The windows are made of shatterproof glass, which prevents the patients from having to be moved during inclement weather.

Smith said the most beneficial aspect of the new ICU rooms for the nurses is the mobile booms. Each room has two booms, which are easy to move at the touch of a button.

“I’m putting no effort into it whatsoever,” she said while demonstrating how the booms operate. “A 2-year-old could move this thing.”

Booms are designed to ergonomically centralize all support equipment and utility services. They are used where there is a need for access to medical gases such as oxygen, electrical power and audio-visual data.

“It has capacity for suction, air, oxygen, it’s got a call light code button on both sides and it’s got our heart monitor,” she said.

In the past, the equipment was kept at the headboard, meaning the bed would have to be moved out to access it, making it “cumbersome” to provide care, Smith said.

“There just wasn’t much room,” she said.

By keeping cords out of the way of staff, booms reduce trip hazards and allow for easier access to patients for emergency procedures.

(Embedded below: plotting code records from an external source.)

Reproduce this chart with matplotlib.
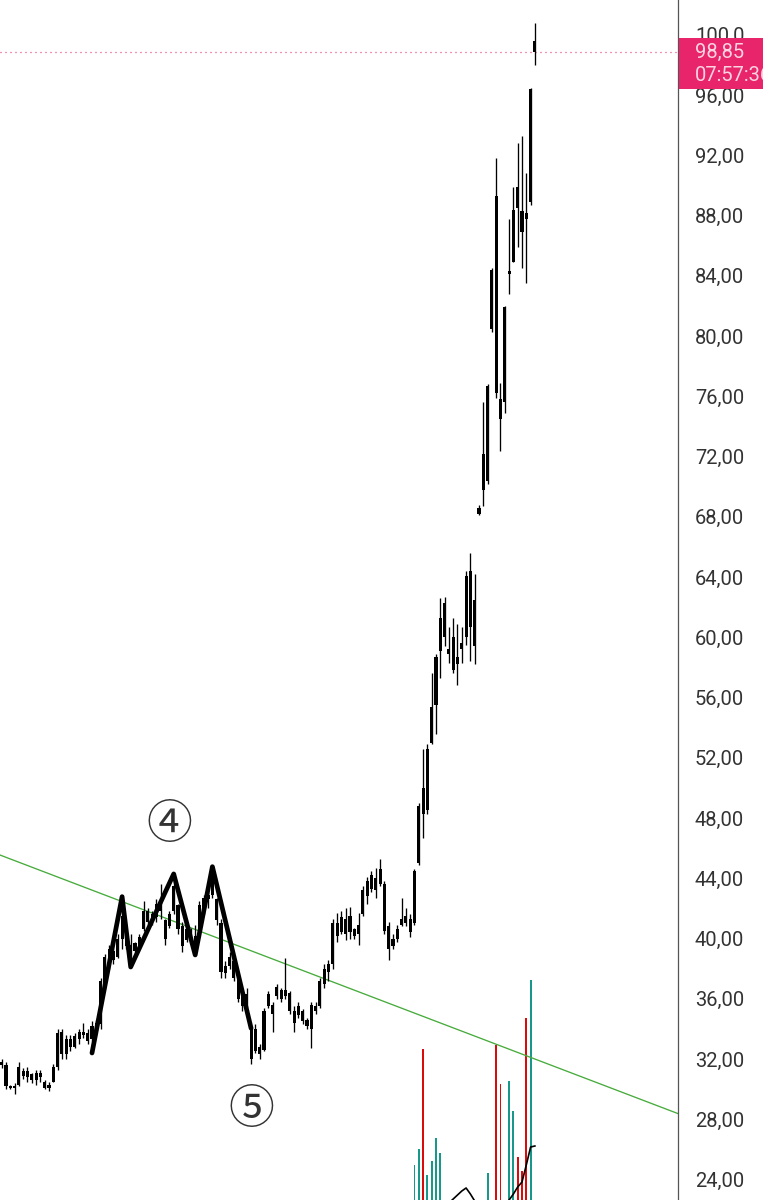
import numpy as np
import matplotlib
matplotlib.use("Agg")
import matplotlib.pyplot as plt
from matplotlib.patches import Rectangle

# ---------------- data ----------------
opens = [31.8, 31.6, 30.2, 30.1, 30.3, 31.2, 30.8, 31.0, 30.6, 31.1,
         30.5, 30.1, 30.5, 31.5, 33.8, 32.3, 33.3, 32.8, 33.3, 33.8,
         33.7, 33.3, 34.0, 34.3, 37.0, 38.7, 39.2, 38.8, 40.0, 40.4,
         39.6, 39.2, 39.5, 40.6, 41.8, 41.1, 41.4, 42.2, 41.2, 40.8,
         41.8, 42.2, 40.8, 39.9, 40.5, 40.2, 40.4, 42.0, 42.6, 42.9,
         42.6, 41.0, 37.7, 38.2, 38.5, 37.4, 36.2, 35.6, 34.0, 32.5,
         32.8, 32.6, 35.5, 35.6, 36.2, 36.6, 36.2, 36.4, 35.2, 34.9,
         35.2, 34.6, 34.0, 35.5, 35.5, 37.0, 37.8, 38.3, 41.0, 40.4,
         41.3, 40.4, 40.6, 40.3, 41.6, 42.8, 43.3, 44.0, 43.6, 43.6,
         40.8, 39.5, 40.0, 40.9, 41.0, 41.3, 41.0, 45.0, 50.0, 48.5,
         53.0, 55.5, 59.1, 60.0, 59.2, 60.0, 58.2, 59.2, 60.0, 64.4,
         59.4, 68.2, 69.8, 70.4, 80.5, 89.3, 75.8, 75.6, 84.1, 84.9,
         89.9, 88.3, 88.2, 88.9, 99.6]
highs = [32.0, 31.8, 30.3, 30.4, 31.8, 31.4, 31.5, 31.1, 31.3, 31.3,
         30.6, 30.5, 31.7, 34.0, 34.0, 33.6, 33.6, 33.7, 34.0, 34.4,
         34.0, 34.5, 34.6, 37.4, 39.0, 39.6, 39.3, 40.3, 42.5, 40.5,
         40.3, 39.8, 40.3, 42.5, 42.0, 41.8, 42.6, 43.6, 41.3, 41.8,
         44.0, 42.3, 41.1, 40.9, 40.7, 40.9, 42.5, 42.9, 43.1, 44.7,
         42.7, 41.3, 38.5, 39.1, 38.7, 37.6, 36.5, 36.7, 34.0, 34.3,
         33.0, 35.4, 36.5, 35.8, 37.0, 36.7, 38.7, 36.5, 35.5, 35.8,
         35.3, 34.7, 35.8, 35.8, 37.4, 38.3, 38.6, 41.3, 41.7, 41.8,
         42.0, 42.1, 40.7, 41.7, 43.5, 44.1, 44.5, 44.7, 45.3, 43.8,
         41.1, 40.3, 40.9, 42.7, 42.0, 41.6, 44.6, 49.0, 52.6, 52.9,
         57.6, 58.9, 62.6, 62.7, 60.7, 61.3, 60.9, 60.7, 64.4, 65.6,
         64.2, 68.8, 75.6, 76.8, 84.5, 91.8, 76.9, 82.0, 87.8, 89.9,
         92.8, 93.3, 90.8, 96.5, 100.8]
lows = [31.4, 30.0, 30.0, 29.7, 30.2, 30.7, 30.5, 30.4, 30.3, 30.5,
        30.0, 29.9, 30.5, 31.3, 32.0, 32.0, 32.5, 32.7, 33.0, 33.4,
        33.0, 33.2, 33.6, 34.0, 36.7, 38.0, 38.3, 38.7, 39.3, 39.3,
        38.7, 39.1, 39.3, 40.5, 40.9, 40.9, 41.1, 41.3, 39.6, 40.7,
        41.6, 40.3, 39.1, 39.8, 39.8, 38.9, 40.3, 41.6, 42.0, 42.7,
        40.9, 37.4, 37.4, 38.0, 37.2, 35.8, 35.2, 35.4, 31.7, 32.4,
        32.0, 32.5, 35.4, 33.8, 36.0, 35.8, 36.0, 35.0, 33.8, 34.7,
        34.3, 34.0, 32.7, 35.0, 35.4, 36.7, 37.2, 38.0, 39.8, 40.3,
        39.9, 40.0, 40.0, 39.6, 41.5, 42.3, 43.1, 42.7, 43.5, 40.3,
        38.6, 39.3, 39.8, 40.8, 40.8, 40.1, 40.9, 44.9, 46.7, 48.3,
        52.9, 53.6, 57.3, 59.4, 58.3, 57.6, 56.8, 58.3, 59.5, 58.4,
        58.2, 68.1, 68.7, 70.2, 80.3, 75.9, 72.4, 74.9, 82.8, 84.9,
        85.9, 84.5, 83.5, 88.7, 98.0]
closes = [31.6, 30.2, 30.1, 30.2, 31.5, 30.9, 31.2, 30.6, 31.1, 30.8,
          30.1, 30.3, 31.5, 33.7, 32.3, 33.3, 32.8, 33.5, 33.8, 33.6,
          33.2, 34.2, 34.4, 37.2, 38.8, 39.3, 38.6, 40.0, 41.5, 39.5,
          39.0, 39.7, 40.1, 41.8, 41.1, 41.6, 42.3, 41.8, 40.0, 41.6,
          43.5, 40.6, 39.5, 40.6, 40.0, 39.2, 42.2, 42.7, 42.9, 44.3,
          41.2, 37.8, 38.2, 38.8, 37.4, 36.0, 35.5, 36.3, 32.0, 34.0,
          32.3, 35.2, 36.3, 35.0, 36.8, 36.0, 36.6, 35.2, 34.4, 35.5,
          34.5, 34.2, 35.6, 35.2, 37.2, 38.0, 38.3, 41.0, 40.2, 41.4,
          40.3, 41.5, 40.2, 40.9, 43.2, 43.8, 44.2, 43.2, 44.6, 40.5,
          39.3, 40.0, 40.6, 41.3, 41.5, 40.4, 44.5, 48.8, 48.3, 52.6,
          55.4, 58.7, 61.3, 62.3, 58.9, 57.8, 58.7, 59.6, 64.1, 60.7,
          62.5, 68.6, 72.2, 76.7, 84.4, 76.2, 74.5, 81.9, 84.3, 88.4,
          88.5, 86.9, 87.8, 96.4, 98.85]
volumes = [22, 30, 18, 16, 28, 15, 17, 14, 16, 15,
           14, 15, 20, 34, 26, 19, 15, 14, 16, 17,
           15, 18, 17, 30, 32, 22, 18, 24, 33, 25,
           22, 15, 16, 28, 20, 16, 22, 26, 24, 17,
           30, 27, 22, 16, 14, 21, 25, 19, 17, 30,
           24, 32, 18, 16, 22, 27, 21, 19, 33, 24,
           17, 29, 22, 19, 18, 16, 25, 20, 22, 16,
           15, 14, 24, 15, 26, 24, 18, 32, 24, 20,
           22, 21, 14, 19, 27, 24, 22, 25, 28, 34,
           30, 17, 18, 23, 20, 18, 57.5, 65.5, 115.5, 52.5,
           59.5, 71, 63.5, 38, 30, 35, 28, 26, 24, 36,
           30, 22, 36, 53.5, 38, 117.5, 98, 39, 99.5, 84.5,
           61.5, 54.5, 131, 150, 25]
# volume moving average (only the tail is readable)
vol_ma_start = 100
vol_ma = [36, 37, 38, 37.5, 38.5, 40.5, 42.5, 44.5, 46, 43,
          39.5, 37, 35, 35.5, 36, 36.5, 37, 38, 40, 43,
          46.5, 49, 57.5, 66.5, 67]

last_price = 98.85
last_label = "98,85"
time_label = "07:57:36"

y_ticks = [24, 28, 32, 36, 40, 44, 48, 52, 56, 60, 64, 68, 72, 76, 80, 84, 88, 92, 96, 100]
y_tick_labels = ["24,00", "28,00", "32,00", "36,00", "40,00", "44,00", "48,00", "52,00",
                 "56,00", "60,00", "64,00", "68,00", "72,00", "76,00", "80,00", "84,00",
                 "88,00", "92,00", "96,00", "100,0"]

# user drawings
trend_pts = [(0, 45.5), (124, 32.0)]
wave_idx = [21, 28, 30, 40, 45, 49, 58]
wave_val = [32.4, 42.78, 38.11, 44.29, 38.91, 44.77, 34.04]
wave_labels = ["④", "⑤"]
wave_label_idx = [38.9, 58.1]
wave_label_val = [47.55, 28.65]

# ---------------- styling ----------------
W, H = 763, 1200
UP_VOL = "#16998a"
DOWN_VOL = "#dc0b0b"
PINK = "#e8246a"

fig = plt.figure(figsize=(W / 100, H / 100), dpi=100)
fig.patch.set_facecolor("white")
plot_w = 678 / W

vax = fig.add_axes([0, 0, plot_w, 1])
ax = fig.add_axes([0, 0, plot_w, 1], sharex=vax)
ax.set_zorder(2)
ax.patch.set_alpha(0)
vax.set_zorder(1)

n = len(opens)
idx = np.arange(n)

ax.set_xlim(-0.395, 157.28)
ax.set_ylim(22.64, 102.31)
vax.set_ylim(40, 640)
vax.axis("off")

# volume
vcols = [UP_VOL if c >= o else DOWN_VOL for o, c in zip(opens, closes)]
vax.bar(idx, volumes, width=0.46, color=vcols, linewidth=0)
ma_x = np.arange(vol_ma_start, vol_ma_start + len(vol_ma))
vax.plot(ma_x, vol_ma, color="black", lw=1.2)

# candles
ax.vlines(idx, lows, highs, color="black", lw=0.95, zorder=3)
bottoms = [min(o, c) for o, c in zip(opens, closes)]
heights = [max(abs(c - o), 0.12) for o, c in zip(opens, closes)]
ax.bar(idx, heights, bottom=bottoms, width=0.74, color="black", linewidth=0, zorder=3)

# trend line
ax.axline(trend_pts[0], trend_pts[1], color="#47ab3c", lw=0.95, zorder=2)

# wave drawing
ax.plot(wave_idx, wave_val, color="black", lw=3.4, solid_joinstyle="round",
        solid_capstyle="round", zorder=4)
for lab, xi, yv in zip(wave_labels, wave_label_idx, wave_label_val):
    ax.text(xi, yv, lab, ha="center", va="center", fontsize=33, color="#333333",
            family=["Noto Sans CJK JP", "DejaVu Sans"], zorder=5)

# last price dotted line
ax.axhline(last_price, color=PINK, lw=0.9, ls=(0, (0.8, 3.2)), zorder=1)

# axis styling
for s in ["top", "left", "bottom"]:
    ax.spines[s].set_visible(False)
ax.spines["right"].set_color("#555555")
ax.spines["right"].set_linewidth(0.9)
ax.set_xticks([])
ax.yaxis.tick_right()
ax.set_yticks(y_ticks)
ax.set_yticklabels(y_tick_labels)
ax.tick_params(axis="y", length=0, pad=12.2, labelsize=14.5, labelcolor="#333333")
for t in ax.get_yticklabels():
    t.set_fontfamily("Roboto")

# price label box
fig.canvas.draw()
y_disp = ax.transData.transform((0, last_price))[1]
y_top = (y_disp + 13.7) / H
y_bot = (y_disp - 37.3) / H
fig.add_artist(Rectangle((679 / W, y_bot), (W - 679) / W, y_top - y_bot,
                         transform=fig.transFigure, facecolor=PINK, edgecolor="none",
                         zorder=10))
fig.text(695 / W, y_disp / H, last_label, ha="left", va="center", fontsize=14.5,
         color="#fcd3e1", family="Roboto", zorder=11)
fig.text(695 / W, (y_disp - 23) / H, time_label, ha="left", va="center", fontsize=14.5,
         color="#fcd3e1", family="Roboto", zorder=11)

fig.savefig("out.png", dpi=100, facecolor="white")
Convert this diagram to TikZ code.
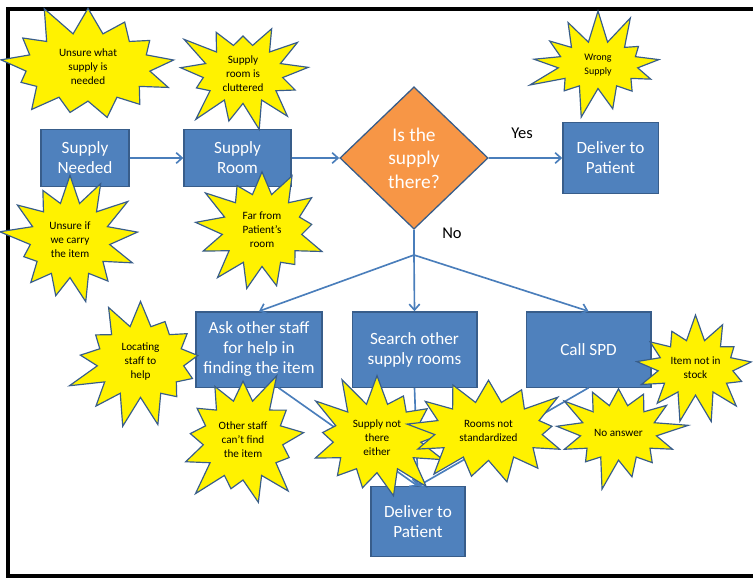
\documentclass[tikz,border=0pt]{standalone}
\usepackage{fontspec}
\setmainfont{Carlito}
\usetikzlibrary{shapes.geometric,shapes.symbols,arrows.meta}
\definecolor{boxblue}{HTML}{4F81BD}
\definecolor{boxline}{HTML}{385D8A}
\definecolor{deciorange}{HTML}{F79646}
\definecolor{flowblue}{HTML}{4A7EBB}
\tikzset{
  stepbox/.style={draw=boxline, fill=boxblue, text=white, line width=1.1pt,
    align=center, inner sep=0pt, font=\fontsize{14.6}{17}\selectfont},
  decision/.style={diamond, draw=boxline, fill=deciorange, text=white,
    line width=1.1pt, align=center, inner sep=0pt, aspect=1.04,
    minimum width=126pt, minimum height=121pt, font=\fontsize{16.5}{20}\selectfont},
  issue/.style={starburst, starburst points=13, starburst point height=28pt,
    random starburst=#1, draw=boxline, fill=yellow, line width=1pt,
    align=center, inner sep=0pt, font=\fontsize{9.5}{12}\selectfont},
  flow/.style={draw=flowblue, line width=1.4pt},
  lbl/.style={font=\fontsize{14}{16}\selectfont}
}
\begin{document}
\begin{tikzpicture}[x=0.85pt, y=-0.85pt, >={Straight Barb[length=5pt, width=9pt]}]
\useasboundingbox (0,0) rectangle (753,578);
% Frame
\draw[line width=3.4pt] (753,9) -- (8,9) -- (8,576) -- (753,576);

% Process steps
\node[stepbox, minimum width=75pt, minimum height=49pt] (need) at (85,158) {Supply\\Needed};
\node[stepbox, minimum width=91pt, minimum height=49pt] (room) at (237.5,158) {Supply\\Room};
\node[decision] (dia) at (414,158) {Is the\\supply\\there?};
\node[stepbox, minimum width=81pt, minimum height=60pt] (deliver) at (610.5,158) {Deliver to\\Patient};
\node[stepbox, minimum width=107pt, minimum height=64pt] (ask) at (259,349.5) {Ask other staff\\for help in\\finding the item};
\node[stepbox, minimum width=106pt, minimum height=64pt] (search) at (414.5,349.5) {Search other\\supply rooms};
\node[stepbox, minimum width=106pt, minimum height=64pt] (spd) at (588.5,349.5) {Call SPD};
\node[stepbox, minimum width=80pt, minimum height=59pt] (final) at (418,521.5) {Deliver to\\Patient};
\coordinate (split) at (414,255);

% Answers
\node[lbl] (yes) at (522,133) {Yes};
\node[lbl] (no) at (452,233) {No};

% Connectors
\draw[flow,->] (need) -- (room);
\draw[flow,->] (room) -- (dia);
\draw[flow,->] (dia) -- (deliver);
\draw[flow] (dia.south) -- (split);
\foreach \t in {ask,search,spd}
  \draw[flow,->] (split) -- (\t.north);
\draw[flow,->] (ask.-63) -- (final.north);
\foreach \t in {search,spd}
  \draw[flow,->] (\t.south) -- (final.north);

% Problems
\node[issue=11, minimum width=162pt, minimum height=114pt] (s1) at (88,67) {Unsure what\\supply is\\needed};
\node[issue=23, minimum width=124pt, minimum height=106pt] (s2) at (243,74) {Supply\\room is\\cluttered};
\node[issue=37, minimum width=124pt, minimum height=120pt] (s3) at (70,240) {Unsure if\\we carry\\the item};
\node[issue=41, minimum width=124pt, minimum height=118pt] (s4) at (262,230) {Far from\\Patient’s\\room};
\node[issue=53, minimum width=124pt, minimum height=96pt, font=\fontsize{8.5}{12}\selectfont] (s5) at (598,65) {Wrong\\Supply};
\node[issue=67, minimum width=130pt, minimum height=117pt] (s6) at (140.5,361.5) {Locating\\staff to\\help};
\node[issue=71, minimum width=124pt, minimum height=124pt] (s7) at (243,440) {Other staff\\can’t find\\the item};
\node[issue=83, minimum width=131pt, minimum height=115pt] (s8) at (377,438) {Supply not\\there\\either};
\node[issue=97, minimum width=148pt, minimum height=106pt] (s9) at (488.5,431) {Rooms not\\standardized};
\node[issue=101, minimum width=121pt, minimum height=103pt] (s10) at (618.5,432.5) {No answer};
\node[issue=113, minimum width=120pt, minimum height=103pt] (s11) at (695.5,367.5) {Item not in\\stock};
\end{tikzpicture}
\end{document}
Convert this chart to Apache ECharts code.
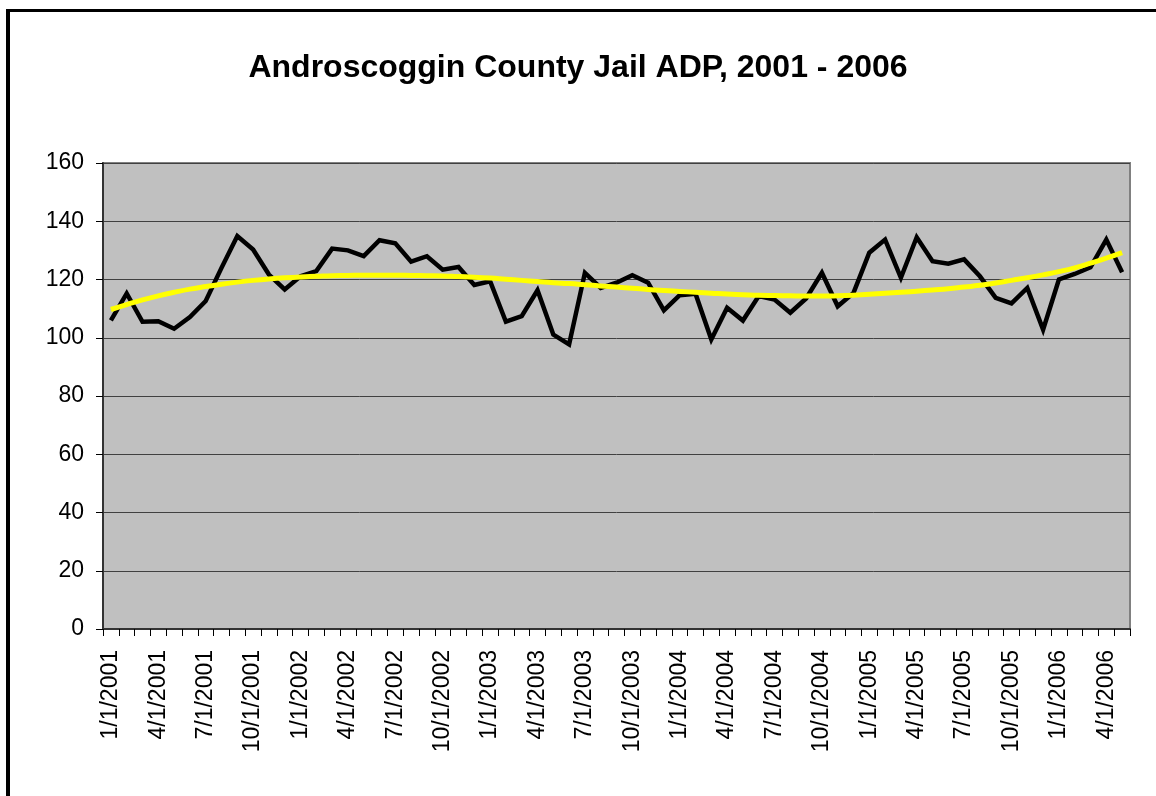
<!DOCTYPE html>
<html>
<head>
<meta charset="utf-8">
<script src="https://cdn.jsdelivr.net/npm/echarts@6/dist/echarts.min.js"></script>
<style>
html,body{margin:0;padding:0;background:#fff;}
#chart{width:1156px;height:796px;}
</style>
</head>
<body>
<div id="chart"></div>
<script>
const titleText = 'Androscoggin County Jail ADP, 2001 - 2006';

const months = [];
for (let y = 2001; y <= 2006; y++) {
  for (let m = 1; m <= 12; m++) {
    if (y === 2006 && m > 5) break;
    months.push(m + '/1/' + y);
  }
}

const adp = [106.0,115.2,105.5,105.7,103.1,107.1,112.6,124.0,134.9,130.3,
             121.7,116.6,121.1,122.9,130.6,130.0,128.0,133.5,132.4,126.1,
             128.0,123.4,124.3,118.1,119.4,105.5,107.4,116.3,101.1,97.7,
             122.3,117.1,118.9,121.5,118.9,109.4,114.6,115.1,99.4,110.3,
             105.9,114.3,113.1,108.6,113.5,122.3,110.8,115.4,129.2,133.7,
             120.6,134.5,126.3,125.4,126.9,121.1,113.7,111.8,117.1,102.8,
             120.0,121.9,124.2,133.7,122.5];

const trend = [109.7,111.4,113.0,114.4,115.6,116.7,117.6,118.4,119.1,119.7,
               120.2,120.6,120.9,121.1,121.3,121.4,121.5,121.5,121.5,121.4,
               121.3,121.2,121.0,120.8,120.5,120.1,119.7,119.3,118.9,118.6,
               118.2,117.8,117.4,117.0,116.6,116.2,115.9,115.6,115.3,115.0,
               114.8,114.6,114.5,114.4,114.3,114.3,114.4,114.6,114.9,115.3,
               115.6,116.0,116.4,116.8,117.4,118.0,118.8,119.7,120.6,121.6,
               122.7,124.0,125.6,127.3,129.2];

const yTicks = [0,20,40,60,80,100,120,140,160];

const chart = echarts.init(document.getElementById('chart'), null, {renderer:'canvas'});
const font = "'Liberation Sans', Arial, sans-serif";

chart.setOption({
  animation: false,
  backgroundColor: '#ffffff',
  title: {
    text: titleText,
    left: 'center',
    top: 47,
    textStyle: {fontFamily: font, fontSize: 32, fontWeight: 'bold', color: '#000'}
  },
  graphic: [
    {type:'rect', shape:{x:6, y:9, width:4, height:800}, style:{fill:'#000'}},
    {type:'rect', shape:{x:6, y:9, width:1160, height:3}, style:{fill:'#000'}}
  ],
  grid: {
    left: 103, top: 163, right: 26, bottom: 167,
    show: true, backgroundColor: '#C0C0C0', borderColor: '#808080', borderWidth: 2
  },
  xAxis: {
    type: 'category',
    data: months,
    boundaryGap: true,
    axisLine: {lineStyle: {color: '#333', width: 2}},
    axisTick: {show: true, interval: 0, length: 7, lineStyle: {color: '#000', width: 1}},
    axisLabel: {interval: 2, rotate: 90, margin: 21, fontFamily: font, fontSize: 23, color: '#000'},
    splitLine: {show: false}
  },
  yAxis: {
    type: 'value',
    min: yTicks[0], max: yTicks[yTicks.length-1], interval: 20,
    axisLine: {show: true, lineStyle: {color: '#333', width: 2}},
    axisTick: {show: true, length: 7, lineStyle: {color: '#000', width: 1}},
    axisLabel: {margin: 19, fontFamily: font, fontSize: 23, color: '#000'},
    splitLine: {show: true, lineStyle: {color: '#404040', width: 1}}
  },
  series: [
    {
      name: 'ADP', type: 'line', data: adp, showSymbol: false, symbol: 'none',
      lineStyle: {color: '#000', width: 4.5, join: 'miter'}, z: 2
    },
    {
      name: 'Trend', type: 'line', data: trend, showSymbol: false, symbol: 'none', smooth: true,
      lineStyle: {color: '#FFFF00', width: 5}, z: 3
    }
  ]
});
</script>
</body>
</html>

The mobility of the booms also provides flexibility so patients can be moved easier if they want to face a window or even if they want to sit in a chair.

“They aren’t stationary to the bed anymore,” she said.

One of the booms also stores all of a patient’s medications so nurses do not have to leave the room to retrieve them.

Besides the booms, the rooms feature mechanical remote-controlled lifts that allow a single nurse to move a patient that weighs as much as 600 pounds by herself.

“Never in my nursing career have I ever been able to do that,” Smith said.

Smith has been a nurse for 22 years and said in that time, she has suffered from a variety of ailments, including back and foot pain and fatigue.

“This equipment, if I wanted to, I could do this for 20 more years,” she said. “And this is what I love to do. This allows me to continue doing this and not get pushed out because my body can’t do it anymore.”

ICU and MAACU manager Heather Woods demonstrated how the lifts operate and said they will help prevent nurses and patients from suffering injuries.

They lower all the way to the floor to help if a patient falls and they can be used to boost up a patient in bed, turn them or lie them flat, she said. The lifts also can be used to lift the patient onto a gurney or to get them onto a bedside commode.

“It will be great for the safety of our nurses and our patients,” she said. “It’s one of my favorite things about the new unit.”

Woods said staff nurses played a vital role in the project.

“We brought the staff nurses in for pretty much all of the construction project,” she said. “We flew to Dallas one day for a trip for the booms to check that all out. We looked at different ICUs and how they were constructed and took things from those ICUs and brought them into ours.”

They even did a mockup of an ICU room so nurses could come in and decide what would work and what wouldn’t.

“We wanted to incorporate them into building this because it’s their unit, and if it doesn’t work for them, then it’s not going to work, so we wanted to make sure they had a voice,” she said.